Given material —

(begin)

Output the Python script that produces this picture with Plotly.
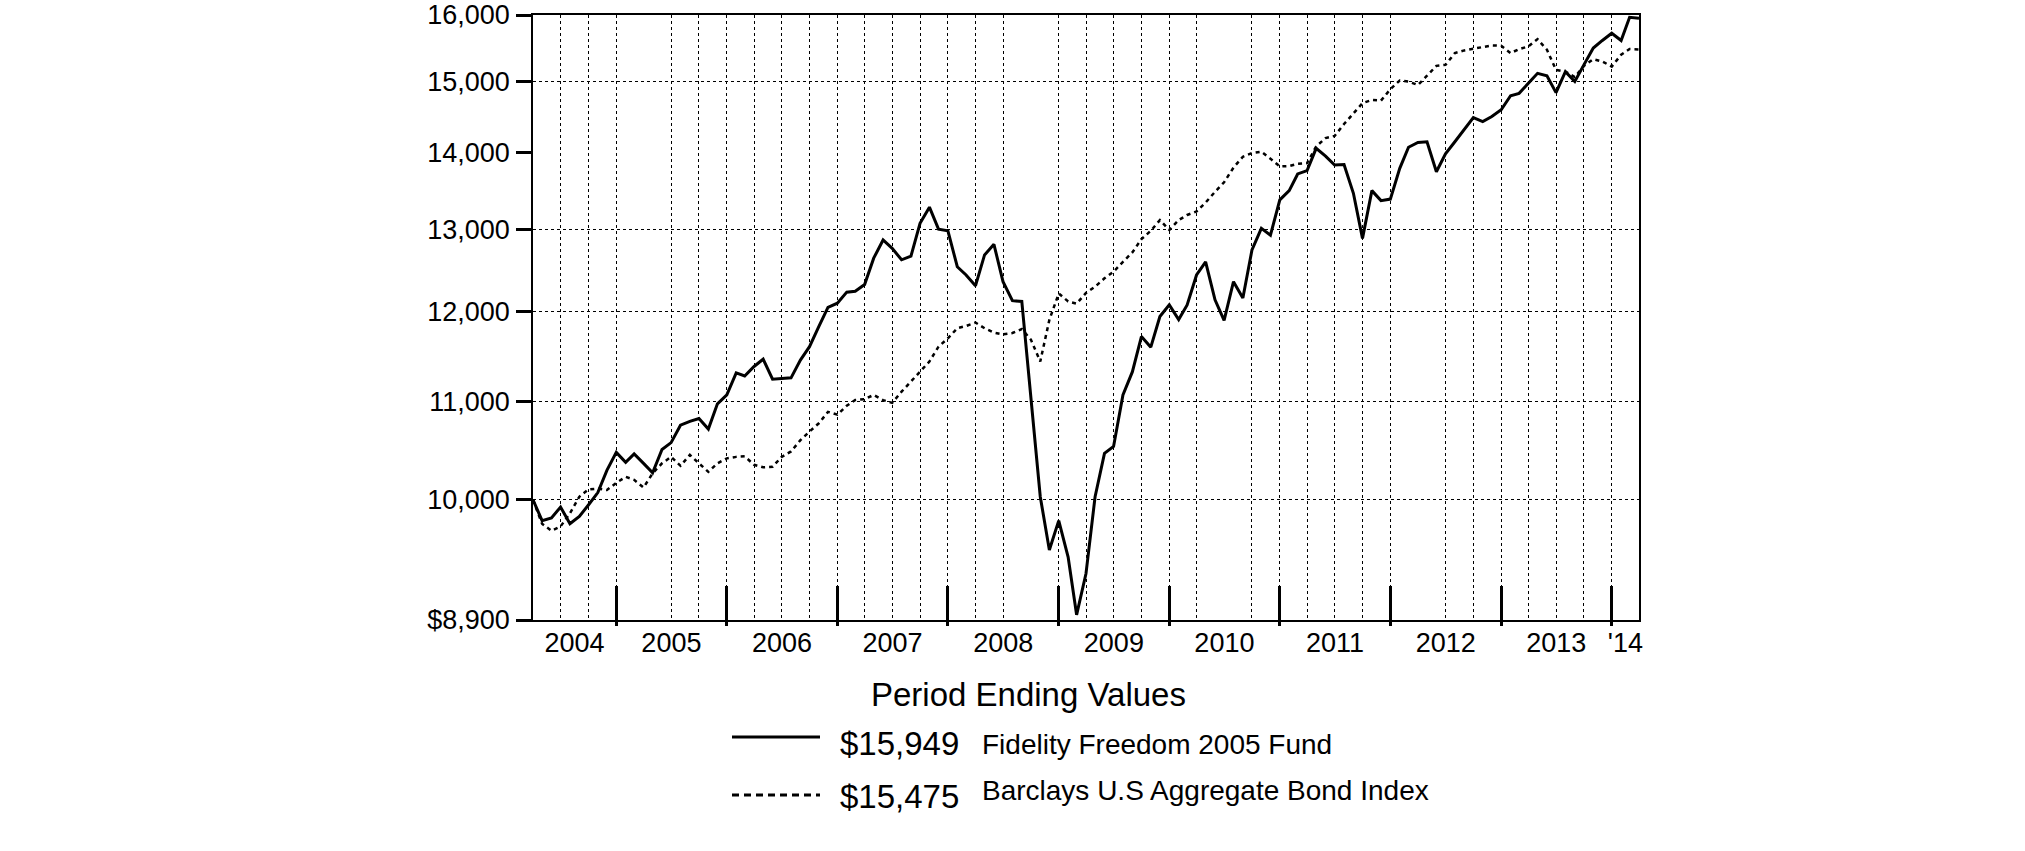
import pandas as pd
import numpy as np
import plotly.graph_objects as go

# ---------------- data ----------------
start_date = "2004-03-31"
n_months = 121

fund_name = "Fidelity Freedom 2005 Fund"
fund_end_label = "$15,949"
fund_values = [
    10000, 9800, 9825, 9930, 9770, 9840, 9950, 10070, 10290, 10470,
    10370, 10455, 10360, 10265, 10500, 10570, 10750, 10790, 10820, 10710,
    10975, 11070, 11310, 11275, 11380, 11460, 11240, 11245, 11255, 11450,
    11600, 11830, 12050, 12100, 12230, 12240, 12320, 12640, 12865, 12760,
    12620, 12665, 13075, 13280, 13000, 12980, 12535, 12435, 12305, 12680,
    12810, 12355, 12130, 12120, 11070, 10030, 9525, 9800, 9460, 8945,
    9310, 10030, 10460, 10530, 11070, 11320, 11715, 11595, 11945, 12080,
    11910, 12080, 12435, 12595, 12140, 11900, 12355, 12160, 12740, 13010,
    12925, 13375, 13495, 13715, 13760, 14060, 13955, 13835, 13840, 13460,
    12885, 13495, 13365, 13385, 13790, 14075, 14140, 14150, 13745, 13985,
    14150, 14315, 14485, 14430, 14500, 14595, 14795, 14830, 14975, 15120,
    15085, 14840, 15145, 15000, 15245, 15495, 15610, 15720, 15610, 15965,
    15949,
]

bond_name = "Barclays U.S Aggregate Bond Index"
bond_end_label = "$15,475"
bond_values = [
    10000, 9770, 9705, 9745, 9870, 10030, 10100, 10110, 10095, 10165,
    10225, 10195, 10120, 10260, 10360, 10425, 10335, 10445, 10360, 10275,
    10360, 10410, 10425, 10430, 10345, 10320, 10325, 10425, 10480, 10595,
    10685, 10770, 10890, 10860, 10955, 11015, 11025, 11070, 11015, 10985,
    11105, 11215, 11325, 11435, 11600, 11695, 11810, 11835, 11875, 11810,
    11760, 11740, 11755, 11800, 11680, 11435, 11905, 12215, 12120, 12095,
    12220, 12295, 12395, 12475, 12595, 12710, 12875, 12980, 13115, 12990,
    13115, 13180, 13225, 13340, 13480, 13605, 13800, 13945, 13995, 14015,
    13920, 13815, 13820, 13850, 13860, 14085, 14200, 14230, 14395, 14545,
    14690, 14735, 14725, 14890, 15015, 15000, 14950, 15085, 15230, 15245,
    15420, 15460, 15480, 15510, 15535, 15530, 15420, 15480, 15520, 15630,
    15470, 15170, 15145, 15065, 15230, 15330, 15295, 15220, 15395, 15480,
    15475,
]

y_tick_values = [8900, 10000, 11000, 12000, 13000, 14000, 15000, 16000]
y_tick_labels = ["$8,900", "10,000", "11,000", "12,000", "13,000", "14,000", "15,000", "16,000"]
y_grid_values = [10000, 11000, 12000, 13000, 15000]

year_label_positions = ["2004-08-15", "2005-07-01", "2006-07-01", "2007-07-01", "2008-07-01",
                        "2009-07-01", "2010-07-01", "2011-07-01", "2012-07-01", "2013-07-01",
                        "2014-02-14"]
year_labels = ["2004", "2005", "2006", "2007", "2008", "2009", "2010", "2011", "2012", "2013", "'14"]
year_boundaries = ["2004-12-31", "2005-12-31", "2006-12-31", "2007-12-31", "2008-12-31",
                   "2009-12-31", "2010-12-31", "2011-12-31", "2012-12-31", "2013-12-31"]
grid_quarters_skipped = ["2005-03-31", "2008-09-30", "2010-06-30", "2012-03-31"]

legend_title = "Period Ending Values"

# ---------------- build ----------------
dates = pd.date_range(start_date, periods=n_months, freq=pd.offsets.MonthEnd())
date_str = dates.strftime("%Y-%m-%d").tolist()
quarter_grid = [d for d in date_str[3:-1:3] if d not in grid_quarters_skipped]
x_range = [date_str[0], date_str[-1]]

FONT = "Arial, Liberation Sans, Helvetica, sans-serif"

fig = go.Figure()
fig.add_trace(go.Scatter(x=date_str, y=bond_values, mode="lines", name=bond_name,
                         line=dict(color="black", width=2.5, dash="4px,4px"),
                         showlegend=False, hoverinfo="skip"))
fig.add_trace(go.Scatter(x=date_str, y=fund_values, mode="lines", name=fund_name,
                         line=dict(color="black", width=3),
                         showlegend=False))
# empty helper traces so that the overlay tick axes get drawn
for ax in ("x2", "x3"):
    fig.add_trace(go.Scatter(x=[None], y=[None], xaxis=ax, yaxis="y", mode="lines",
                             showlegend=False, hoverinfo="skip"))

W, H = 2025, 851
L, R, T, B = 533, 1639, 15, 620


def px(xp):
    return (xp - L) / (R - L)


def py(yp):
    return (B - yp) / (B - T)


fig.update_layout(
    width=W, height=H,
    margin=dict(l=L, r=W - R, t=T, b=H - B, pad=0, autoexpand=False),
    paper_bgcolor="white", plot_bgcolor="white",
    font=dict(family=FONT, color="black"),
    xaxis=dict(
        type="date", range=x_range, automargin=False,
        tickmode="array", tickvals=year_label_positions, ticktext=year_labels,
        ticks="", showgrid=False, zeroline=False,
        tickfont=dict(size=27, family=FONT, color="black"),
        showline=True, linecolor="black", linewidth=1.5, mirror=True,
        minor=dict(tickmode="array", tickvals=quarter_grid, showgrid=True,
                   gridcolor="black", gridwidth=1, griddash="dot", ticks=""),
        ticklabelstandoff=-2, ticklabeloverflow="allow",
    ),
    xaxis2=dict(
        type="date", range=x_range, overlaying="x", anchor="y", side="bottom",
        automargin=False,
        tickmode="array", tickvals=year_boundaries, showticklabels=False,
        ticks="inside", ticklen=34, tickwidth=3, tickcolor="black",
        showgrid=False, zeroline=False, showline=False,
    ),
    xaxis3=dict(
        type="date", range=x_range, overlaying="x", anchor="y", side="bottom",
        automargin=False,
        tickmode="array", tickvals=year_boundaries, showticklabels=False,
        ticks="outside", ticklen=5, tickwidth=3, tickcolor="black",
        showgrid=False, zeroline=False, showline=False,
    ),
    yaxis=dict(
        type="log", range=[np.log10(8900), np.log10(16000)], automargin=False,
        tickmode="array", tickvals=y_tick_values, ticktext=y_tick_labels,
        ticks="outside", ticklen=15, tickwidth=3, tickcolor="black",
        showgrid=False, zeroline=False,
        tickfont=dict(size=27, family=FONT, color="black"),
        showline=True, linecolor="black", linewidth=1.5, mirror=True,
        minor=dict(tickmode="array", tickvals=y_grid_values, showgrid=True,
                   gridcolor="black", gridwidth=1, griddash="dot", ticks=""),
        ticklabelstandoff=1, ticklabeloverflow="allow",
    ),
)

# ---------------- legend block (manual) ----------------
annotations = [
    dict(text=legend_title, x=px(1028.5), y=py(694), xanchor="center", yanchor="middle",
         font=dict(size=33)),
    dict(text=fund_end_label, x=px(838), y=py(743), xanchor="left", yanchor="middle",
         font=dict(size=33)),
    dict(text=fund_name, x=px(980), y=py(744.5), xanchor="left", yanchor="middle",
         font=dict(size=28)),
    dict(text=bond_end_label, x=px(838), y=py(796), xanchor="left", yanchor="middle",
         font=dict(size=33)),
    dict(text=bond_name, x=px(980), y=py(790), xanchor="left", yanchor="middle",
         font=dict(size=28)),
]
for a in annotations:
    a.update(xref="paper", yref="paper", showarrow=False)
    a["font"].update(family=FONT, color="black")
fig.update_layout(annotations=annotations)

fig.add_shape(type="line", xref="paper", yref="paper", x0=px(732), x1=px(820),
              y0=py(737), y1=py(737), line=dict(color="black", width=3))
fig.add_shape(type="line", xref="paper", yref="paper", x0=px(732), x1=px(820),
              y0=py(795), y1=py(795), line=dict(color="black", width=3, dash="7px,5px"))

# remove the browser's default 8px page margin so the figure sits at the page origin
fig.write_html("out.html",
               config={"displayModeBar": False},
               post_script="document.body.style.margin='0';document.body.style.overflow='hidden';")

(end)

Leave out the pictures. Transcribe only the lines above, from the first through the one that contains "n_months = 121".

Output the Python script that produces this picture with Plotly.
import pandas as pd
import numpy as np
import plotly.graph_objects as go

# ---------------- data ----------------
start_date = "2004-03-31"
n_months = 121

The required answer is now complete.